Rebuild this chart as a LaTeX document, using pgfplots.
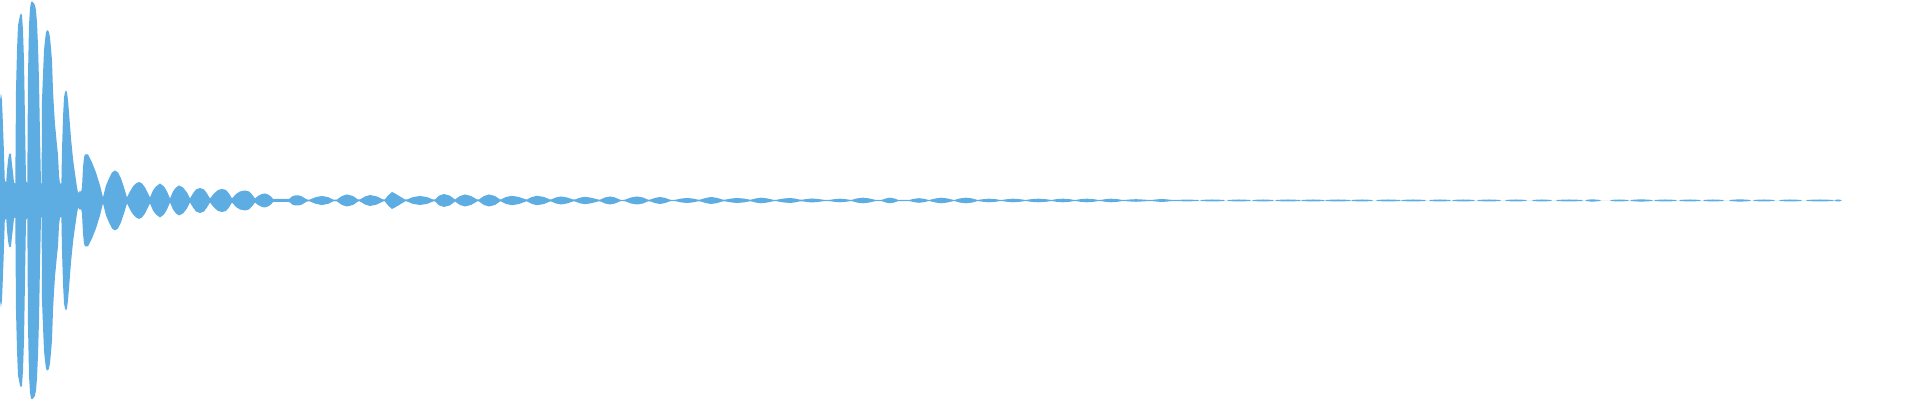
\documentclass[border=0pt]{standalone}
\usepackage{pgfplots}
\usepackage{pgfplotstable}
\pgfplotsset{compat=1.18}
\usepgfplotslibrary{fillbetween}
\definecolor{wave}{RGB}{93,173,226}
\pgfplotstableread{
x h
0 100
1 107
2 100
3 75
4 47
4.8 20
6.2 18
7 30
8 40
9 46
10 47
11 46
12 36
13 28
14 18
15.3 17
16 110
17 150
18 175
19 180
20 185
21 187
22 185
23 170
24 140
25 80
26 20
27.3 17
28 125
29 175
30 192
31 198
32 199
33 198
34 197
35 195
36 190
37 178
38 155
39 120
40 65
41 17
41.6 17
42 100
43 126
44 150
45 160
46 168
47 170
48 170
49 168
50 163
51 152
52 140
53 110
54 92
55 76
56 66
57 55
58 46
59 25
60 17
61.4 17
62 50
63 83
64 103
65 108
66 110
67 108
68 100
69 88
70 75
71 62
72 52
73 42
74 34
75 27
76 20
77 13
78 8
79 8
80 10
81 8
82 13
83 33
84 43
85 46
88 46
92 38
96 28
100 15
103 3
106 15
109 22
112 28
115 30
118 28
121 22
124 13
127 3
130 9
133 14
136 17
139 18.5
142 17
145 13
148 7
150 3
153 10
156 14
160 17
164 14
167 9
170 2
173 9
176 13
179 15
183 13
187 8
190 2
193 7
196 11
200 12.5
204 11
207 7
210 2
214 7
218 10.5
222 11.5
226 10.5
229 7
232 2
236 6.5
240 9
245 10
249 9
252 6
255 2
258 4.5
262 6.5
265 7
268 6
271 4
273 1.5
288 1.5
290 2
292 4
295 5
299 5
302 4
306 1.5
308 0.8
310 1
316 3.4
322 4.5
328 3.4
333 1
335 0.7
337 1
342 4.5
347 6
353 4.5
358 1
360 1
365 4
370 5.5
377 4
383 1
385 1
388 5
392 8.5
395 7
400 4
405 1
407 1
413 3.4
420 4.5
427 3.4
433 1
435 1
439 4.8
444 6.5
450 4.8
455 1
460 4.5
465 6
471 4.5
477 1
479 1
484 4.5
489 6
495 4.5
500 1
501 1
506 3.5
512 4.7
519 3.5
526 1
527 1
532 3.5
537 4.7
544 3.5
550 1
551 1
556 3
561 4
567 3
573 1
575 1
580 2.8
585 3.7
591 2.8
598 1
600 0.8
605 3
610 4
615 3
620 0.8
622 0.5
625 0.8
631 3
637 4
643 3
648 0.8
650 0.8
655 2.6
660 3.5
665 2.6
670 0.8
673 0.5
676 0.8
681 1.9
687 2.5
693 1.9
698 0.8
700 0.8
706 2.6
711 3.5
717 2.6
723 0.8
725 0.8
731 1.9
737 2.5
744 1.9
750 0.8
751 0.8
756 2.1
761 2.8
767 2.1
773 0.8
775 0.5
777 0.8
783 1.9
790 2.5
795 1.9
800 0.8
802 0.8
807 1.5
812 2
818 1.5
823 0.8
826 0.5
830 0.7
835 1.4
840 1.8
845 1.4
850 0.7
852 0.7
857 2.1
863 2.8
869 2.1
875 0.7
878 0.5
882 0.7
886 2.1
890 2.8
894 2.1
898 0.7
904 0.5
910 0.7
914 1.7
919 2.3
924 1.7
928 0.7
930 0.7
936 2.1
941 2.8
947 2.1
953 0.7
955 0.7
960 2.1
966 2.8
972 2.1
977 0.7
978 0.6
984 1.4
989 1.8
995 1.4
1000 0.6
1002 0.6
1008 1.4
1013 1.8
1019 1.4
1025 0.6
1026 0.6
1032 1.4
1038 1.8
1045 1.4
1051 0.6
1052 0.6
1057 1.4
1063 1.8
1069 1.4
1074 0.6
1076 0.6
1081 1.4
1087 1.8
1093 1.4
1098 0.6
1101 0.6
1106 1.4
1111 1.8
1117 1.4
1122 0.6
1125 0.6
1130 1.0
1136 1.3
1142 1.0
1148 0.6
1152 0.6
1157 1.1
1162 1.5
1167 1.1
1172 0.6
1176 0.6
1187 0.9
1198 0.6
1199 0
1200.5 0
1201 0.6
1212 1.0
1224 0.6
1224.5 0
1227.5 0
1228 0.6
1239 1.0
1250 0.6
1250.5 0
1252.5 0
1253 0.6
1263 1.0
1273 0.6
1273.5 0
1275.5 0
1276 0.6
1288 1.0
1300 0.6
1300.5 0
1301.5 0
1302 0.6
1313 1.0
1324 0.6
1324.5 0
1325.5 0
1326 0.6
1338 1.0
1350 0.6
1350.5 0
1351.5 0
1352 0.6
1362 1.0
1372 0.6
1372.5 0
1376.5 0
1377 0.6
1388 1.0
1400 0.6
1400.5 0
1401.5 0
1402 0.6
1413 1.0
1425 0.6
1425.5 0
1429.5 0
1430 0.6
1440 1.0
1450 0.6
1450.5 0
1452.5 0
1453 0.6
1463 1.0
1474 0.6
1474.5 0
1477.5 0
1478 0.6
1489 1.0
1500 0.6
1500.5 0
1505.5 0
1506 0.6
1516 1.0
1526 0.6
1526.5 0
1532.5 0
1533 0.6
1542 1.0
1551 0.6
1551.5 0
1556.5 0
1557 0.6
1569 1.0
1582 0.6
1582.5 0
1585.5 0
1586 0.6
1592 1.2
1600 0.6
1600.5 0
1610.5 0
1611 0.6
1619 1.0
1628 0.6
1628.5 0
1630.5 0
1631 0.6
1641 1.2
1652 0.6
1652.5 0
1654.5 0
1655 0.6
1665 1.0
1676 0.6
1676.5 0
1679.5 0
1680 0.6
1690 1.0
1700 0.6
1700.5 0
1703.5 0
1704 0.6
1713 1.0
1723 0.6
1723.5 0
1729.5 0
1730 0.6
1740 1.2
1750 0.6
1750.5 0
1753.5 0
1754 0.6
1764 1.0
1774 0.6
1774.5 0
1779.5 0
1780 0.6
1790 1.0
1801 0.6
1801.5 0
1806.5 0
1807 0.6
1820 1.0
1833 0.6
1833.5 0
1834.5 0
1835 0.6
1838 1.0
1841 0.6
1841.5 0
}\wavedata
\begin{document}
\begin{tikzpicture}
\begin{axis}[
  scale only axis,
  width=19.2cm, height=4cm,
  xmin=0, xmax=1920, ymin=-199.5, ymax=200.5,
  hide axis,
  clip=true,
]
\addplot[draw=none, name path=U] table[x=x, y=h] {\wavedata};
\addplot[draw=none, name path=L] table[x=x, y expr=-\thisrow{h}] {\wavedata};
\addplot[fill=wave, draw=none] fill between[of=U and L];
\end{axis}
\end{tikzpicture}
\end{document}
-- -- --
> **Given request**
Your copy of the data above should match it exactly, except that pictures are left out.

> **Solution to the exercise**
Rebuild this chart as a LaTeX document, using pgfplots.
\documentclass[border=0pt]{standalone}
\usepackage{pgfplots}
\usepackage{pgfplotstable}
\pgfplotsset{compat=1.18}
\usepgfplotslibrary{fillbetween}
\definecolor{wave}{RGB}{93,173,226}
\pgfplotstableread{
x h
0 100
1 107
2 100
3 75
4 47
4.8 20
6.2 18
7 30
8 40
9 46
10 47
11 46
12 36
13 28
14 18
15.3 17
16 110
17 150
18 175
19 180
20 185
21 187
22 185
23 170
24 140
25 80
26 20
27.3 17
28 125
29 175
30 192
31 198
32 199
33 198
34 197
35 195
36 190
37 178
38 155
39 120
40 65
41 17
41.6 17
42 100
43 126
44 150
45 160
46 168
47 170
48 170
49 168
50 163
51 152
52 140
53 110
54 92
55 76
56 66
57 55
58 46
59 25
60 17
61.4 17
62 50
63 83
64 103
65 108
66 110
67 108
68 100
69 88
70 75
71 62
72 52
73 42
74 34
75 27
76 20
77 13
78 8
79 8
80 10
81 8
82 13
83 33
84 43
85 46
88 46
92 38
96 28
100 15
103 3
106 15
109 22
112 28
115 30
118 28
121 22
124 13
127 3
130 9
133 14
136 17
139 18.5
142 17
145 13
148 7
150 3
153 10
156 14
160 17
164 14
167 9
170 2
173 9
176 13
179 15
183 13
187 8
190 2
193 7
196 11
200 12.5
204 11
207 7
210 2
214 7
218 10.5
222 11.5
226 10.5
229 7
232 2
236 6.5
240 9
245 10
249 9
252 6
255 2
258 4.5
262 6.5
265 7
268 6
271 4
273 1.5
288 1.5
290 2
292 4
295 5
299 5
302 4
306 1.5
308 0.8
310 1
316 3.4
322 4.5
328 3.4
333 1
335 0.7
337 1
342 4.5
347 6
353 4.5
358 1
360 1
365 4
370 5.5
377 4
383 1
385 1
388 5
392 8.5
395 7
400 4
405 1
407 1
413 3.4
420 4.5
427 3.4
433 1
435 1
439 4.8
444 6.5
450 4.8
455 1
460 4.5
465 6
471 4.5
477 1
479 1
484 4.5
489 6
495 4.5
500 1
501 1
506 3.5
512 4.7
519 3.5
526 1
527 1
532 3.5
537 4.7
544 3.5
550 1
551 1
556 3
561 4
567 3
573 1
575 1
580 2.8
585 3.7
591 2.8
598 1
600 0.8
605 3
610 4
615 3
620 0.8
622 0.5
625 0.8
631 3
637 4
643 3
648 0.8
650 0.8
655 2.6
660 3.5
665 2.6
670 0.8
673 0.5
676 0.8
681 1.9
687 2.5
693 1.9
698 0.8
700 0.8
706 2.6
711 3.5
717 2.6
723 0.8
725 0.8
731 1.9
737 2.5
744 1.9
750 0.8
751 0.8
756 2.1
761 2.8
767 2.1
773 0.8
775 0.5
777 0.8
783 1.9
790 2.5
795 1.9
800 0.8
802 0.8
807 1.5
812 2
818 1.5
823 0.8
826 0.5
830 0.7
835 1.4
840 1.8
845 1.4
850 0.7
852 0.7
857 2.1
863 2.8
869 2.1
875 0.7
878 0.5
882 0.7
886 2.1
890 2.8
894 2.1
898 0.7
904 0.5
910 0.7
914 1.7
919 2.3
924 1.7
928 0.7
930 0.7
936 2.1
941 2.8
947 2.1
953 0.7
955 0.7
960 2.1
966 2.8
972 2.1
977 0.7
978 0.6
984 1.4
989 1.8
995 1.4
1000 0.6
1002 0.6
1008 1.4
1013 1.8
1019 1.4
1025 0.6
1026 0.6
1032 1.4
1038 1.8
1045 1.4
1051 0.6
1052 0.6
1057 1.4
1063 1.8
1069 1.4
1074 0.6
1076 0.6
1081 1.4
1087 1.8
1093 1.4
1098 0.6
1101 0.6
1106 1.4
1111 1.8
1117 1.4
1122 0.6
1125 0.6
1130 1.0
1136 1.3
1142 1.0
1148 0.6
1152 0.6
1157 1.1
1162 1.5
1167 1.1
1172 0.6
1176 0.6
1187 0.9
1198 0.6
1199 0
1200.5 0
1201 0.6
1212 1.0
1224 0.6
1224.5 0
1227.5 0
1228 0.6
1239 1.0
1250 0.6
1250.5 0
1252.5 0
1253 0.6
1263 1.0
1273 0.6
1273.5 0
1275.5 0
1276 0.6
1288 1.0
1300 0.6
1300.5 0
1301.5 0
1302 0.6
1313 1.0
1324 0.6
1324.5 0
1325.5 0
1326 0.6
1338 1.0
1350 0.6
1350.5 0
1351.5 0
1352 0.6
1362 1.0
1372 0.6
1372.5 0
1376.5 0
1377 0.6
1388 1.0
1400 0.6
1400.5 0
1401.5 0
1402 0.6
1413 1.0
1425 0.6
1425.5 0
1429.5 0
1430 0.6
1440 1.0
1450 0.6
1450.5 0
1452.5 0
1453 0.6
1463 1.0
1474 0.6
1474.5 0
1477.5 0
1478 0.6
1489 1.0
1500 0.6
1500.5 0
1505.5 0
1506 0.6
1516 1.0
1526 0.6
1526.5 0
1532.5 0
1533 0.6
1542 1.0
1551 0.6
1551.5 0
1556.5 0
1557 0.6
1569 1.0
1582 0.6
1582.5 0
1585.5 0
1586 0.6
1592 1.2
1600 0.6
1600.5 0
1610.5 0
1611 0.6
1619 1.0
1628 0.6
1628.5 0
1630.5 0
1631 0.6
1641 1.2
1652 0.6
1652.5 0
1654.5 0
1655 0.6
1665 1.0
1676 0.6
1676.5 0
1679.5 0
1680 0.6
1690 1.0
1700 0.6
1700.5 0
1703.5 0
1704 0.6
1713 1.0
1723 0.6
1723.5 0
1729.5 0
1730 0.6
1740 1.2
1750 0.6
1750.5 0
1753.5 0
1754 0.6
1764 1.0
1774 0.6
1774.5 0
1779.5 0
1780 0.6
1790 1.0
1801 0.6
1801.5 0
1806.5 0
1807 0.6
1820 1.0
1833 0.6
1833.5 0
1834.5 0
1835 0.6
1838 1.0
1841 0.6
1841.5 0
}\wavedata
\begin{document}
\begin{tikzpicture}
\begin{axis}[
  scale only axis,
  width=19.2cm, height=4cm,
  xmin=0, xmax=1920, ymin=-199.5, ymax=200.5,
  hide axis,
  clip=true,
]
\addplot[draw=none, name path=U] table[x=x, y=h] {\wavedata};
\addplot[draw=none, name path=L] table[x=x, y expr=-\thisrow{h}] {\wavedata};
\addplot[fill=wave, draw=none] fill between[of=U and L];
\end{axis}
\end{tikzpicture}
\end{document}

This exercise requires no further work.